My family regularly visited Mendocino when I was a child and I remember it with great fondness. Chances are that even if you’ve never been, you’re familiar with it too: Mendocino has a long history of standing in for New England in television and movie productions. Remember the Angela Lansbury vehicle “Murder She Wrote?” That’s Mendocino. Remember the 1966 Norman Jewison/Carl Reiner filmĀ “The Russians Are Coming, the Russians Are Coming?” It is too.

While Mendocino, the bucolic town, has been popular with the entertainment industry, Mendocino, the coast, has been popular with artists, particularly photographers. (While I’m sure there must be a few paintings of the place, I can’t think of even a very minor example.) The first photographer to head up to Mendocino from nearby San Francisco seems to have been Carleton Watkins.

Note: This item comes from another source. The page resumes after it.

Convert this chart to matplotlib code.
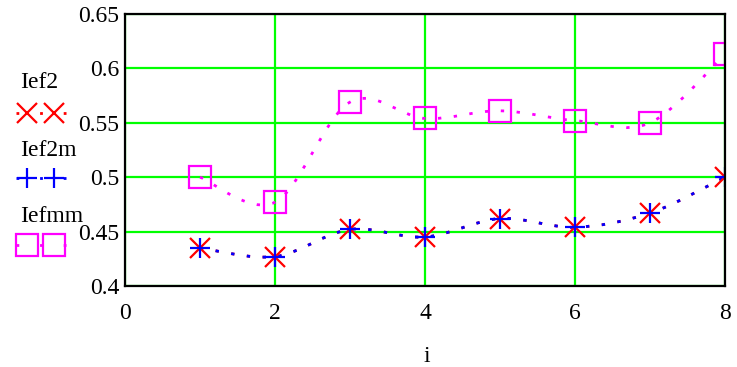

He visited the area in 1863, his first photographic trip after creating a national sensation with a series of photographs of the Yosemite Valley. It’s not clear why Watkins went: He may have gone on his own account, but possibly he went to make photographs commissioned by a lumber company.

Watkins shot 55 mammoth plates on his first Mendocino trip (all but a couple of which are available via Calisphere), nearly 100 stereographs, and likely an unknown number of medium-format views. These pictures, which mix beautiful (and beautifully composed) vistas with logging and milling scenes, make up one of Watkins’ most influential bodies of work. Among the contemporary photographers who has found them important is Edward Burtynsky, whose use of beauty as a strategy with which to critique industry was motivated by Watkins’ Mendocino work. (Dorothea Lange also came here to chronicle the timber industry.) [Image at top: Carleton Watkins, A Coast View, Rocks (No. 1), Mendocino County, 1863. Collection of the Bancroft Library, University of California, Berekeley. Via Calisphere.]

Carleton Watkins, A Coast View, Rocks (No. 2), Mendocino County, 1863. Collection of the Bancroft Library, University of California, Berekeley. Via Calisphere.

Carleton Watkins, A Coast View, Rocks (No. 3), Mendocino County, 1863. Collection of the Bancroft Library, University of California, Berekeley. Via Calisphere.

Carleton Watkins, A Coast View, Pebble Beach (No. 4), Mendocino County, 1863. Collection of the Bancroft Library, University of California, Berekeley. Via Calisphere.

Watkins also turned his camera away from the coast to photograph Big River, which runs from a coastal range into the Pacific Ocean just below the bluff on which the town of Mendocino sits.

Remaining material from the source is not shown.